Back in November 2000, when Al Gore contested Florida and the demonizing of George Bush began full-bore ("President Select," "Bush Chimp," "the illegitimate president"), I told Wall Street Journal columnist John Fund, "You watch, the Democratic Party will never grant Bush his humanity, and they will never let up."

And they never did.

The Democratic Party chose to send a clear message that the impeachment of President Clinton incurred by the newly minted Republican-led Congress and the upstart new media - talk radio and the Internet - would be countered by unprecedented partisan fury.

The media will shape "the truth" that Democrats were always behind the initial Afghanistan effort or were poised to grudgingly accept the president whom they previously mocked as "illegitimate."

But those brave liberals who stood by the president were mostly a small minority, and all of them have since been excommunicated for their apostasy.

Former British Prime Minister Tony Blair and actor Ron Silver were presented as cautionary tales to left-of-center politicians and public figures who would lend support to a wartime Republican president.

Sen. Joe Lieberman, the Connecticut independent who was described as the "conscience of the Senate" when he ran for vice president with Al Gore in 2000, was summarily dismissed from the Democratic Party for dissenting over one thing.

And the youth movement that is fueling Obama-mania is riddled with minds that do not have the perspective of what happened before Mr. Bush, and why the media and the Democratic Party have stood against Mr. Bush and his motivations from the word go.

Much of Mr. Bush's 28 precent approval rating is born not of "failed policies" - of which there are many - but of the ill-gotten gains pilfered from a pre-Bush inauguration strategy to send the message to Republicans that the Democrats play politics harder and better.

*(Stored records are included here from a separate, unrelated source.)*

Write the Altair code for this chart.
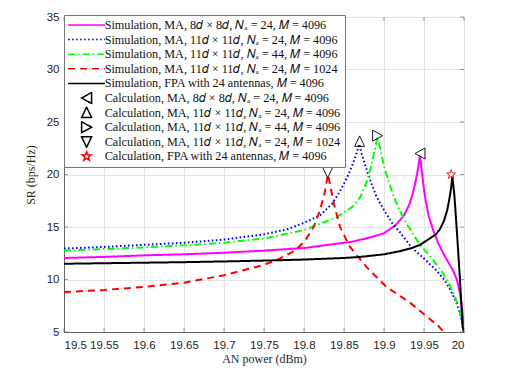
import altair as alt
import pandas as pd

# ---------------- data ----------------
sim_labels = [
    "Simulation, MA, 8𝑑 × 8𝑑, 𝑁ₐ = 24, 𝑀 = 4096",
    "Simulation, MA, 11𝑑 × 11𝑑, 𝑁ₐ = 24, 𝑀 = 4096",
    "Simulation, MA, 11𝑑 × 11𝑑, 𝑁ₐ = 44, 𝑀 = 4096",
    "Simulation, MA, 11𝑑 × 11𝑑, 𝑁ₐ = 24, 𝑀 = 1024",
    "Simulation, FPA with 24 antennas, 𝑀 = 4096",
]
calc_labels = [
    "Calculation, MA, 8𝑑 × 8𝑑, 𝑁ₐ = 24, 𝑀 = 4096",
    "Calculation, MA, 11𝑑 × 11𝑑, 𝑁ₐ = 24, 𝑀 = 4096",
    "Calculation, MA, 11𝑑 × 11𝑑, 𝑁ₐ = 44, 𝑀 = 4096",
    "Calculation, MA, 11𝑑 × 11𝑑, 𝑁ₐ = 24, 𝑀 = 1024",
    "Calculation, FPA with 24 antennas, 𝑀 = 4096",
]

ma8_x = [19.5, 19.55, 19.6, 19.65, 19.7, 19.75, 19.8, 19.83, 19.86, 19.88, 19.9, 19.915,
         19.925, 19.932, 19.938, 19.942, 19.945, 19.948, 19.951, 19.956, 19.961, 19.967,
         19.974, 19.98, 19.986, 19.991, 19.995, 19.998, 20.0]
ma8_y = [12.05, 12.15, 12.3, 12.4, 12.55, 12.75, 13.0, 13.3, 13.6, 13.95, 14.4, 15.2,
         16.1, 17.2, 18.8, 20.3, 21.8, 19.8, 18.0, 16.0, 14.8, 13.6,
         12.5, 11.7, 10.9, 10.0, 8.7, 7.0, 5.0]

ma11_x = [19.5, 19.55, 19.6, 19.65, 19.7, 19.75, 19.78, 19.8, 19.82, 19.835, 19.845, 19.855,
          19.862, 19.866, 19.869, 19.872, 19.876, 19.882, 19.89, 19.9, 19.91, 19.92, 19.935,
          19.95, 19.965, 19.975, 19.983, 19.99, 19.995, 19.998, 20.0]
ma11_y = [12.95, 13.1, 13.3, 13.5, 13.8, 14.3, 14.8, 15.4, 16.1, 17.2, 18.4, 19.9,
          21.2, 22.1, 22.9, 22.0, 21.0, 19.6, 18.0, 16.6, 15.4, 14.5, 13.0,
          12.0, 10.9, 10.0, 9.0, 7.9, 6.8, 5.8, 5.0]

ma44_x = [19.5, 19.55, 19.6, 19.65, 19.7, 19.75, 19.8, 19.82, 19.84, 19.86, 19.87, 19.878,
          19.884, 19.888, 19.892, 19.896, 19.9, 19.906, 19.912, 19.92, 19.93, 19.945, 19.96,
          19.972, 19.982, 19.988, 19.993, 19.997, 20.0]
ma44_y = [12.75, 12.9, 13.05, 13.25, 13.5, 13.9, 14.7, 15.3, 15.9, 16.9, 17.8, 19.2,
          20.8, 22.2, 23.6, 22.2, 20.8, 19.3, 17.9, 16.5, 15.1, 13.3, 12.0,
          10.8, 9.5, 8.5, 7.5, 6.3, 5.0]

ma1024_x = [19.5, 19.55, 19.6, 19.65, 19.7, 19.75, 19.77, 19.785, 19.795, 19.803, 19.812,
            19.82, 19.826, 19.83, 19.834, 19.837, 19.845, 19.8575, 19.878, 19.903, 19.9325,
            19.953, 19.968, 19.975]
ma1024_y = [8.8, 9.0, 9.3, 9.7, 10.4, 11.4, 12.0, 12.6, 13.2, 13.9, 15.0,
            16.6, 18.3, 20.0, 18.5, 17.3, 15.0, 13.1, 11.2, 9.3, 7.8,
            6.5, 5.57, 5.0]

fpa_x = [19.5, 19.55, 19.6, 19.65, 19.7, 19.75, 19.8, 19.85, 19.87, 19.9, 19.92, 19.935,
         19.945, 19.955, 19.965, 19.97, 19.975, 19.979, 19.982, 19.984, 19.9855, 19.988,
         19.991, 19.995, 19.9983, 20.0]
fpa_y = [11.5, 11.55, 11.6, 11.65, 11.72, 11.8, 11.9, 12.05, 12.15, 12.4, 12.7, 13.0,
         13.3, 13.8, 14.3, 14.8, 15.6, 16.6, 17.8, 18.8, 19.8, 18.0,
         14.7, 9.95, 5.5, 5.0]

calc_x = [19.945, 19.8695, 19.892, 19.8296, 19.984]
calc_y = [22.0, 23.15, 23.7, 20.2, 20.0]

x_ticks = [19.5, 19.55, 19.6, 19.65, 19.7, 19.75, 19.8, 19.85, 19.9, 19.95, 20.0]
y_ticks = [5, 10, 15, 20, 25, 30, 35]

# ---------------- tables ----------------
sim_x = [ma8_x, ma11_x, ma44_x, ma1024_x, fpa_x]
sim_y = [ma8_y, ma11_y, ma44_y, ma1024_y, fpa_y]
rows = []
for lab, xs, ys in zip(sim_labels, sim_x, sim_y):
    for i, (xv, yv) in enumerate(zip(xs, ys)):
        rows.append({"label": lab, "x": xv, "y": yv, "i": i})
sim_df = pd.DataFrame(rows)
calc_df = pd.DataFrame({"label": calc_labels, "x": calc_x, "y": calc_y})
xt_df = pd.DataFrame({"v": x_ticks})
yt_df = pd.DataFrame({"v": y_ticks})

all_labels = sim_labels + calc_labels
line_path = "M-3.7,0H3.7"
shapes = [line_path] * 5 + [
    "M-1,0L1,-1.1L1,1.1Z",
    "M0,-1.1L1,1L-1,1Z",
    "M1,0L-1,-1.1L-1,1.1Z",
    "M0,1.1L1,-1L-1,-1Z",
    "M0,-0.95L0.22,-0.31L0.9,-0.29L0.36,0.12L0.56,0.77L0,0.38L-0.56,0.77L-0.36,0.12L-0.9,-0.29L-0.22,-0.31Z",
]
colors = ["#ff00ff", "#0000ff", "#00ff00", "#ff0000", "#000000",
          "#000000", "#000000", "#000000", "#000000", "#ff0000"]
dashes = [[1, 0], [1.6, 2.4], [7, 3, 1.5, 3], [7, 5], [1, 0],
          [1, 0], [1, 0], [1, 0], [1, 0], [1, 0]]

xscale = alt.Scale(domain=[19.5, 20], nice=False, zero=False)
yscale = alt.Scale(domain=[5, 35], nice=False, zero=False)
xaxis = alt.Axis(values=x_ticks, tickCount=len(x_ticks), format=".4~g",
                 title="AN power (dBm)", labelOverlap=False)
yaxis = alt.Axis(values=y_ticks, tickCount=len(y_ticks), title="SR (bps/Hz)",
                 titleX=-27, minExtent=0)
X = alt.X("x:Q", scale=xscale, axis=xaxis)
Y = alt.Y("y:Q", scale=yscale, axis=yaxis)
leg = alt.Legend(title=None)
C = alt.Color("label:N", scale=alt.Scale(domain=all_labels, range=colors), legend=leg)
D = alt.StrokeDash("label:N", scale=alt.Scale(domain=all_labels, range=dashes), legend=leg)
S = alt.Shape("label:N", scale=alt.Scale(domain=all_labels, range=shapes), legend=leg)

lines = alt.Chart(sim_df).mark_line(clip=True, strokeWidth=2).encode(
    x=X, y=Y, color=C, strokeDash=D, order="i:Q")
points = alt.Chart(calc_df).mark_point(filled=False, size=100, opacity=1, strokeWidth=0.9).encode(
    x=X, y=Y, color=C, shape=S)

tick_col = "#555555"
xt_bot = alt.Chart(xt_df).mark_tick(orient="vertical", size=4, thickness=0.8, color=tick_col).encode(
    x=alt.X("v:Q", scale=xscale, axis=xaxis),
    y=alt.YDatum(5, scale=yscale, axis=yaxis), yOffset=alt.value(-2))
xt_top = alt.Chart(xt_df).mark_tick(orient="vertical", size=4, thickness=0.8, color=tick_col).encode(
    x=alt.X("v:Q", scale=xscale, axis=xaxis),
    y=alt.YDatum(35, scale=yscale, axis=yaxis), yOffset=alt.value(2))
yt_left = alt.Chart(yt_df).mark_tick(orient="horizontal", size=4, thickness=0.8, color=tick_col).encode(
    y=alt.Y("v:Q", scale=yscale, axis=yaxis),
    x=alt.XDatum(19.5, scale=xscale, axis=xaxis), xOffset=alt.value(2))
yt_right = alt.Chart(yt_df).mark_tick(orient="horizontal", size=4, thickness=0.8, color=tick_col).encode(
    y=alt.Y("v:Q", scale=yscale, axis=yaxis),
    x=alt.XDatum(20, scale=xscale, axis=xaxis), xOffset=alt.value(-2))

chart = alt.layer(lines, points, xt_bot, xt_top, yt_left, yt_right).properties(
    width=400, height=315,
    autosize=alt.AutoSizeParams(type="none"),
    padding={"left": 56, "top": 9, "right": 40, "bottom": 36},
).configure_view(
    stroke="#666666", strokeWidth=1
).configure_axis(
    labelFont="Liberation Sans", labelFontSize=11.5, labelColor="#262626",
    titleFont="Liberation Serif", titleFontSize=12, titleFontWeight="normal", titleColor="#262626",
    tickSize=0, grid=True, gridColor="#e3e3e3", gridWidth=1,
    domainColor="#666666", domainWidth=1,
).configure_axisX(
    labelPadding=7, titlePadding=3,
).configure_axisY(
    labelPadding=5, titlePadding=4,
).configure_legend(
    orient="none", legendX=0, legendY=-2,
    fillColor="white", strokeColor="#777777", padding=4,
    labelFont="Liberation Serif", labelFontSize=12.2, labelColor="#111111", labelLimit=500,
    symbolSize=100, symbolStrokeWidth=1.5, symbolOffset=12.5, labelOffset=12,
    clipHeight=12, rowPadding=1.6,
)

chart.save("out.html", embed_options={"renderer": "svg", "actions": False})
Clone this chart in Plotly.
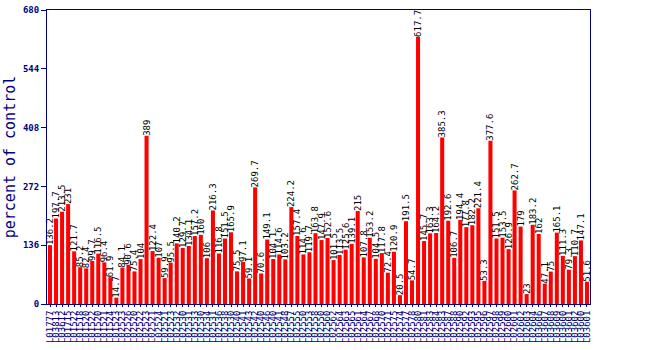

Mr. Obama said it best: "If they bring a knife to the fight, we bring a gun."

I don't think Albert Einstein could have devised an equation to guide the leader of the free world during the wildly tumultuous post-9/11 realities without a modicum of help from the opposition party and the vast majority of the print and electronic media.

Right now, America appears to be leaning toward electing a man for whom popularity is a paramount concern. That means he must trust the American media and the American electorate to guide him to difficult decisions, not the other way around.

The American people pay closer attention to "Survivor: Gabon" than to Operation Iraqi Freedom. Yet the majority will soon have a greater say in how we proceed in the war on terror. We are headed to the "American Idol" presidency. The last thing I want is my text vote on the financial crisis to have a say on how we proceed.

If Barack Obama is elected the next president of the United States on Tuesday, I hope the Republican Party and conservatives take the higher road. The republic cannot handle another four years of undeclared civil war while we have real enemies out there to fight.

Andrew Breitbart is the founder of the news Web site breitbart.com and is co-author of "Hollywood Interrupted: Insanity Chic in Babylon - the Case Against Celebrity."